Mindfulness has quite a few different definitions & methods of practice nowadays because it's become so popular in the media. It originated as Buddhist tradition and has been around for thousands of years. We use mindfulness as a way to deal with suffering that each and everyone of us experience during life. It won't solve the problems that come your way but mindfulness certainly can help your mindset if you allow it to! Some people use the terms mindfulness and meditation interchangeably which doesn't help to clarify things so here I'll explain what mindfulness is, why you should practice it and how to do it!
Science is proving the benefits to mental & physical well-being for those who practice mindfulness and meditation which is why it's become so popular. The way I see mindfulness is that it's something I can do all day, in times of frustration or, for example, if I'm having trouble falling asleep at night. Some people use the term "mindfulness meditation" and they really just mean meditation. Meditation is the time that you set aside to focus on your breath for whatever length of time you've got. To learn how to begin a meditation practice, read the blog here.
What's important to note is that there are sort of 3 main types of mindfulness:
- Jon Kabat-Zinn's MBSR (Mindfulness Based Stress Reduction)
- Buddhist traditions like Zen which is what I teach (doesn't mean you have to be Buddhist or religious to learn or practice it)
- And then a huge group of companies where you can "get fully certified" in mindfulness for something like £14.99 online which might have you staring at everyday objects in your house for 10 minutes and telling you that you should feel better. Don't do that. Doesn't work!
One thing to know with mindfulness is that you aren't just suddenly mindful where nothing bothers you and all of life's troubles are solved by breathing slow and walking in the sunshine. Life can be really hard and there will be times that can put everything you know into question. The one thing you learn is that you need to always come back to yourself. It's not possible to control anything in life. Even your thinking. (Don't think about a green bicycle.)
Got a green bike on your mind, don't you!? See, nothing is under our control. Not even what's in our heads! But there are things that we can try to do like remember that no one gets out of this alive so we can stop taking things so seriously. By slowing your breathe and bringing the breath down into your belly, it changes our physical health and brings you out of fight or flight mode. (I know you can't breathe in your belly but try to expand when you breathe in and exhale slowly while the ribs come back in.) When we do this regularly, it will become a habit for you.

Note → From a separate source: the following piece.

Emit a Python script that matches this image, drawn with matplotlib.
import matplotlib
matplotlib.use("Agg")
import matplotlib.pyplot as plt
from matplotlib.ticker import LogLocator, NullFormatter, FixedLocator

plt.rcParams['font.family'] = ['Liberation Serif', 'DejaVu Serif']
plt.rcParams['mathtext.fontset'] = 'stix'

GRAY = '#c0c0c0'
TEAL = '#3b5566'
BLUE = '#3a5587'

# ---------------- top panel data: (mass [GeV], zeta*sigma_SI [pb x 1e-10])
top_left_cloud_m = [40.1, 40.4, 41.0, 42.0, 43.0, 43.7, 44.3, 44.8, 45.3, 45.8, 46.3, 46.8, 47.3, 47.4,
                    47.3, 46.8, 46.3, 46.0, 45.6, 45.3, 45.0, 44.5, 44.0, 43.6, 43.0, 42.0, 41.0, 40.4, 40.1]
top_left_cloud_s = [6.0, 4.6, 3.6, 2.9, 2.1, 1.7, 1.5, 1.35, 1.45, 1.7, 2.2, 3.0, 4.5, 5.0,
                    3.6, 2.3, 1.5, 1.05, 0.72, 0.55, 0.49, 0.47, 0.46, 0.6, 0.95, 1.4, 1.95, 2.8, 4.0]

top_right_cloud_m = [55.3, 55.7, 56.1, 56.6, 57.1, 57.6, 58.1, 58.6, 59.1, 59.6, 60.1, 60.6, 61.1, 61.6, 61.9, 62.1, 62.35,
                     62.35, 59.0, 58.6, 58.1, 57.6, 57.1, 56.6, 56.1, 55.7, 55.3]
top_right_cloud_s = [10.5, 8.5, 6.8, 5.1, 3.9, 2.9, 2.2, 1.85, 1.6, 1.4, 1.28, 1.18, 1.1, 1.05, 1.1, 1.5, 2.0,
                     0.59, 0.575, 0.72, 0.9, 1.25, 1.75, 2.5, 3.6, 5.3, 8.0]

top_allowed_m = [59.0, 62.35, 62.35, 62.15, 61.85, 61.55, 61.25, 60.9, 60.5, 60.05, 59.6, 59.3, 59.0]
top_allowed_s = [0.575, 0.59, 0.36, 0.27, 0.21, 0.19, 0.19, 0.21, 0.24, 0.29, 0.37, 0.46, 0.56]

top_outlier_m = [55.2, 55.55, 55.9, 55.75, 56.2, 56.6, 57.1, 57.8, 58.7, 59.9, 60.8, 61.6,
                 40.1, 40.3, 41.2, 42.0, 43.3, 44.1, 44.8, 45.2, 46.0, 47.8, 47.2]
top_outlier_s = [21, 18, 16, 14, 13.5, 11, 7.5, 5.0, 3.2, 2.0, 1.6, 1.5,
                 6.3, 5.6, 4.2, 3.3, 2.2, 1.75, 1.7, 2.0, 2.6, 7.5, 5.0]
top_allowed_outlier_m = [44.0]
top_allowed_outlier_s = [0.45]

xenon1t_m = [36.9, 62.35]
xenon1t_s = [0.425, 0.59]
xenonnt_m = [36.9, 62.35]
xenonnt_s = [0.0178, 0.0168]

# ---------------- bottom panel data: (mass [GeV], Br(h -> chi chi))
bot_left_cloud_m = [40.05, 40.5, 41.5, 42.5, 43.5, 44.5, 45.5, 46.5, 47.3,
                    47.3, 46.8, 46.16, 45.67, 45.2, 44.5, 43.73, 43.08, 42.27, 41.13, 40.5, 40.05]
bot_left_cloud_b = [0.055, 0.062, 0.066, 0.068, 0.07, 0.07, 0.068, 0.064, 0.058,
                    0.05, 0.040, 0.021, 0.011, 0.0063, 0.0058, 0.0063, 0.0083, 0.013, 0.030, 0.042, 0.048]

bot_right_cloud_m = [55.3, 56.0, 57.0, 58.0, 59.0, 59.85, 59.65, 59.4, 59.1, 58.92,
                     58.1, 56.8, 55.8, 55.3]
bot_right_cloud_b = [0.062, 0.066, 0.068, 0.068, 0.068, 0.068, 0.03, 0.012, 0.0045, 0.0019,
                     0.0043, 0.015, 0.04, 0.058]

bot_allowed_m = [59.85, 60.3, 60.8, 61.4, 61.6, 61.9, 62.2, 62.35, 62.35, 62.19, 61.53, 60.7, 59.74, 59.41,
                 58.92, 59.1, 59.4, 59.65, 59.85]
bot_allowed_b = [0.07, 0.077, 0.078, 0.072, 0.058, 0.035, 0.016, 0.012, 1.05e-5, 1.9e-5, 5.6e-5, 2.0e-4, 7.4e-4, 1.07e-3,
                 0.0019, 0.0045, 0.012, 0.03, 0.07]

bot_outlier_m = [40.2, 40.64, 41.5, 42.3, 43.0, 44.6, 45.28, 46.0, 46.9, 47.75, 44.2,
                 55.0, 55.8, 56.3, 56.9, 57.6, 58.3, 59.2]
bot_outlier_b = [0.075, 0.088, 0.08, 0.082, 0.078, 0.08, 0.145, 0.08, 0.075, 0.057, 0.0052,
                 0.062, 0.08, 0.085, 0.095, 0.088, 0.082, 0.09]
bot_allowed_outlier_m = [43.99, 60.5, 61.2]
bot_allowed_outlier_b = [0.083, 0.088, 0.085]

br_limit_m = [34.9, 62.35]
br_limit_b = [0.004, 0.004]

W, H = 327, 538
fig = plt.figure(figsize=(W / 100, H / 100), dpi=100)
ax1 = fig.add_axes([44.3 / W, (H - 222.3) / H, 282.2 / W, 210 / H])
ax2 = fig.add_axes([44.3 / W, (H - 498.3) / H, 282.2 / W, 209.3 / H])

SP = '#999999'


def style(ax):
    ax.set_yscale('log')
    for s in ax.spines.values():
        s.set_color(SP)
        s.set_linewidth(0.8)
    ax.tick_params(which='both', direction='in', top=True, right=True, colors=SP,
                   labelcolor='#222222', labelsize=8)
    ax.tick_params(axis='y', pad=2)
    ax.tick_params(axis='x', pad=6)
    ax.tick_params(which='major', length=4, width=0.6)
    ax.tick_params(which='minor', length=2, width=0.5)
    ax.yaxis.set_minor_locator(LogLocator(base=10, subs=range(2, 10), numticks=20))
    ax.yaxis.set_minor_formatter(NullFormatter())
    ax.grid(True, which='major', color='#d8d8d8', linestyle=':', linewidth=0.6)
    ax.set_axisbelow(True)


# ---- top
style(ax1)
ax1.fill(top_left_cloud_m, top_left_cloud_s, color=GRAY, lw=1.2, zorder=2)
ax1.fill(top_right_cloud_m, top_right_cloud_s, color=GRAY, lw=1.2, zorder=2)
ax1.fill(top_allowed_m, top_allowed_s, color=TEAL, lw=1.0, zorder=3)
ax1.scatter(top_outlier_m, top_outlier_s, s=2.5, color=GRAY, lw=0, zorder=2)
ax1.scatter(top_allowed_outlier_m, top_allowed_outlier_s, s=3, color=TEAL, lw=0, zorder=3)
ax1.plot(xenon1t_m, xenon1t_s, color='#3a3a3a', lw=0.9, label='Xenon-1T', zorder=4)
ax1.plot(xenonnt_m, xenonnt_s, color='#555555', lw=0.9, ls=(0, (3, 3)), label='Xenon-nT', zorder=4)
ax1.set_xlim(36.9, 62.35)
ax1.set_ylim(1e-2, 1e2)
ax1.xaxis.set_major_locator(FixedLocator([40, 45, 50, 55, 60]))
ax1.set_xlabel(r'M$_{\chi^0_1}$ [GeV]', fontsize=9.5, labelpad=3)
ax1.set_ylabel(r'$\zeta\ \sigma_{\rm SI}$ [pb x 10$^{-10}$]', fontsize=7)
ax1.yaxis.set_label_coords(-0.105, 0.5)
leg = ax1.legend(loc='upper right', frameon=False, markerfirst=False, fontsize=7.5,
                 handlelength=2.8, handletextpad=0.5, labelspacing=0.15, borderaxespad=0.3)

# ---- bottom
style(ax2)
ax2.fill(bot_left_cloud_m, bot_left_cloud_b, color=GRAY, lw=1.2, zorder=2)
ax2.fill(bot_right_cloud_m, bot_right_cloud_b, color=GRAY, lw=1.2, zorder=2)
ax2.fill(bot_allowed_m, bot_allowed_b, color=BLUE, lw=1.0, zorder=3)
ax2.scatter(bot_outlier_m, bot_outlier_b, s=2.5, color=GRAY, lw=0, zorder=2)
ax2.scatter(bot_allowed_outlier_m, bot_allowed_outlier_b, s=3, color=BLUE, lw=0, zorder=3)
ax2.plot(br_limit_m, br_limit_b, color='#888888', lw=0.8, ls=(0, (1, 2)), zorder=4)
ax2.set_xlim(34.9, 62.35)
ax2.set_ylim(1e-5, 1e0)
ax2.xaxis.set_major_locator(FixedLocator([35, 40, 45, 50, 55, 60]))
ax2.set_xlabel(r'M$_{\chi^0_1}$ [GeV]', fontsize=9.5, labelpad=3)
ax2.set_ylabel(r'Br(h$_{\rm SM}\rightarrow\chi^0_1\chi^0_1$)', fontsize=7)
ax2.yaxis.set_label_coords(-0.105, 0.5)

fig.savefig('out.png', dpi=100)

Why do we practice mindfulness?
Mindfulness can give you another perspective, helping to serve as reminders of how you can go about your day in a different way by making small changes to stress less, breathe better and to be more kind in your mind. **And that's the key - you live the same life; you just make minor changes. Overtime, it helps you to look at things differently. Here’s an example: your car breaks down AGAIN! And the instant reaction is to think “how am I going to pay for this? Why does this always happen at the worst times?!” With a consistent mindfulness practice, these things can still be annoying. Won't lie to you there! Where the difference is though, you will start to see this whole mindfulness thing working because your initial reaction would be “it’s a good thing this happened now rather than when we were going away for the weekend.”

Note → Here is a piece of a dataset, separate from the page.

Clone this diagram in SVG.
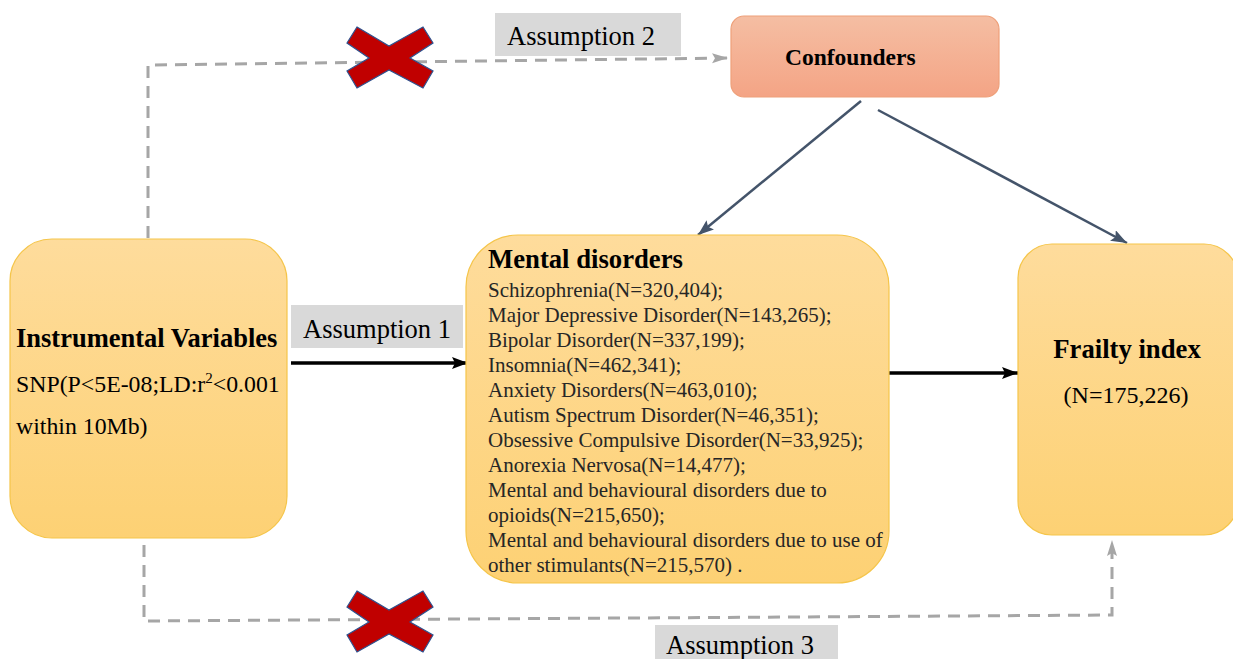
<svg xmlns="http://www.w3.org/2000/svg" width="1233" height="659" viewBox="0 0 1233 659">
<defs>
<linearGradient id="gY" x1="0" y1="0" x2="0" y2="1"><stop offset="0" stop-color="#fedc9c"/><stop offset="1" stop-color="#fdd174"/></linearGradient>
<linearGradient id="gO" x1="0" y1="0" x2="0" y2="1"><stop offset="0" stop-color="#f5bea3"/><stop offset="1" stop-color="#f4a485"/></linearGradient>
<marker id="mBlack" markerUnits="userSpaceOnUse" markerWidth="16" markerHeight="12" refX="16" refY="6" orient="auto"><path d="M0,0 L16,6 L0,12 L3,6 Z" fill="#000"/></marker>
<marker id="mSlate" markerUnits="userSpaceOnUse" markerWidth="16" markerHeight="12" refX="16" refY="6" orient="auto"><path d="M0,0 L16,6 L0,12 L3,6 Z" fill="#44546a"/></marker>
<marker id="mGray" markerUnits="userSpaceOnUse" markerWidth="16" markerHeight="12" refX="16" refY="6" orient="auto"><path d="M0,1 L16,6 L0,11 L3,6 Z" fill="#a6a6a6"/></marker>
<polygon id="cross" points="357,27 389,46 423,27 433,43 410,58 433,71 423,88 389,70 357,88 347,71 369,58 347,43"/>
</defs>
<style>
.box{fill:url(#gY);stroke:#f5c54a;stroke-width:1.2}
.conf{fill:url(#gO);stroke:#eea07a;stroke-width:1.2}
.lbl{fill:#d9d9d9}
.t{font-family:"Liberation Serif","Times New Roman",serif;fill:#000}
.b{font-weight:bold}
.item{font-family:"Liberation Serif","Times New Roman",serif;font-size:21px;fill:#262626}
.asm{font-family:"Liberation Serif","Times New Roman",serif;font-size:26.5px;fill:#000}
.dash{fill:none;stroke:#a6a6a6;stroke-width:3;stroke-dasharray:12 8}
.x{fill:#c00000;stroke:#2f528f;stroke-width:1.2}
</style>

<g id="connectors">
<path class="dash" d="M148,238 L148,65 L728,58" marker-end="url(#mGray)"/>
<path class="dash" d="M144,545 L144,621 L1112,615 L1112,540" marker-end="url(#mGray)"/>
<line x1="291" y1="363" x2="468" y2="363" stroke="#000" stroke-width="3.5" marker-end="url(#mBlack)"/>
<line x1="889" y1="373" x2="1018" y2="373" stroke="#000" stroke-width="3.5" marker-end="url(#mBlack)"/>
<line x1="861" y1="101" x2="698" y2="235" stroke="#44546a" stroke-width="2.5" marker-end="url(#mSlate)"/>
<line x1="878" y1="110" x2="1127" y2="243" stroke="#44546a" stroke-width="2.5" marker-end="url(#mSlate)"/>
</g>

<g id="labels">
<g id="assumption2"><rect class="lbl" x="495" y="13" width="186" height="43"/><text class="asm" x="507" y="45">Assumption 2</text></g>
<g id="assumption1"><rect class="lbl" x="291" y="305" width="172" height="43"/><text class="asm" x="303" y="338">Assumption 1</text></g>
<g id="assumption3"><rect class="lbl" x="655" y="625" width="183" height="40"/><text class="asm" x="666" y="654">Assumption 3</text></g>
</g>

<g id="crosses">
<use href="#cross" class="x"/>
<use href="#cross" class="x" transform="translate(0,564)"/>
</g>

<g id="confounders">
<rect class="conf" x="731" y="16" width="268" height="81" rx="13"/>
<text class="t b" x="785" y="65" font-size="23.5">Confounders</text>
</g>

<g id="instrumental">
<rect class="box" x="10" y="239" width="277" height="299" rx="42"/>
<text class="t b" x="16" y="347" font-size="26.5">Instrumental Variables</text>
<text class="t" x="16" y="392" font-size="23.8">SNP(P&lt;5E-08;LD:r<tspan font-size="15" dy="-9">2</tspan><tspan dy="9">&lt;0.001</tspan></text>
<text class="t" x="16" y="434" font-size="23.8">within 10Mb)</text>
</g>

<g id="mental">
<rect class="box" x="466" y="235" width="423" height="348" rx="52"/>
<text class="t b" x="488" y="268" font-size="26.7">Mental disorders</text>
<text class="item" x="488" y="297">Schizophrenia(N=320,404);</text>
<text class="item" x="488" y="322">Major Depressive Disorder(N=143,265);</text>
<text class="item" x="488" y="347">Bipolar Disorder(N=337,199);</text>
<text class="item" x="488" y="372">Insomnia(N=462,341);</text>
<text class="item" x="488" y="397">Anxiety Disorders(N=463,010);</text>
<text class="item" x="488" y="422">Autism Spectrum Disorder(N=46,351);</text>
<text class="item" x="488" y="447">Obsessive Compulsive Disorder(N=33,925);</text>
<text class="item" x="488" y="472">Anorexia Nervosa(N=14,477);</text>
<text class="item" x="488" y="497">Mental and behavioural disorders due to</text>
<text class="item" x="488" y="522">opioids(N=215,650);</text>
<text class="item" x="488" y="547">Mental and behavioural disorders due to use of</text>
<text class="item" x="488" y="572">other stimulants(N=215,570) .</text>
</g>

<g id="frailty">
<rect class="box" x="1018" y="244" width="220" height="291" rx="34"/>
<text class="t b" x="1127" y="358" font-size="26.7" text-anchor="middle">Frailty index</text>
<text class="t" x="1126" y="403" font-size="24" text-anchor="middle">(N=175,226)</text>
</g>
</svg>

It’s simple shifts in perspective that have HUGE benefits to your mental health, physical health, your relationships, how much sleep you get and how many aches and pains you have in your body. Most people these days LIVE in fight or flight...then wonder why they have so much muscle tension or regular headaches. What most people don’t realise is that arguing with a partner, moving house, the loss of a job – major life changes – these emotions manifest in the body. As you know, there are good stresses and bad stresses. Prolonged exposure to stress increases levels of cortisol in the body which can cause inflammation because tissues in the body are sensitive to cortisol. To think that back pain & muscle tension can be caused by years of stress and worrying is now proven time and time again.
This is where mindfulness comes in and can do quite a few things:
-help to stop the cycle of overanalysing and downward spirals of thought
-change your perspective when you need it most
-help you to shift the thinking to take even the smallest of breaks from a task to breathe better, sit up taller or take a walk
-empowers you to see that you have a choice to shift your mindset
How to incorporate mindfulness in your life:
Mindful walking: park further away or get off the bus/train a stop earlier. Walk to your car or to the shop while taking in the sights and sounds, flowers blooming, the feeling of your clothes while you move, the smell of the fresh air. Just keep your phone in your pocket!
Cooking & eating: while preparing food and eating, notice the textures, colours and shapes, think about what it takes to get this food on your table. Breathe slowly while you eat, chew slower(!) and enjoy the food you are lucky enough to have.
During the day: notice how you sit or stand often. Is your body upright or are your shoulders hunched forward preventing you from breathing fully and bringing in fresh oxygen? It's good to get up for a walk as often as you can. Even finding small ways for movement like rolling your shoulders back and forth helps when you are seated.
Mindfulness is about being aware of your body, emotions, thoughts and habits throughout your day and taking small amounts of time to bring movement into the body. Mindfulness is even when you realize that you aren't being very mindful. Bringing more awareness about how you feel is the first step. This is a journey with no destination because you will always be finding new things that work for you as you go along. Just begin by slowing down. You will see how much more time you really have.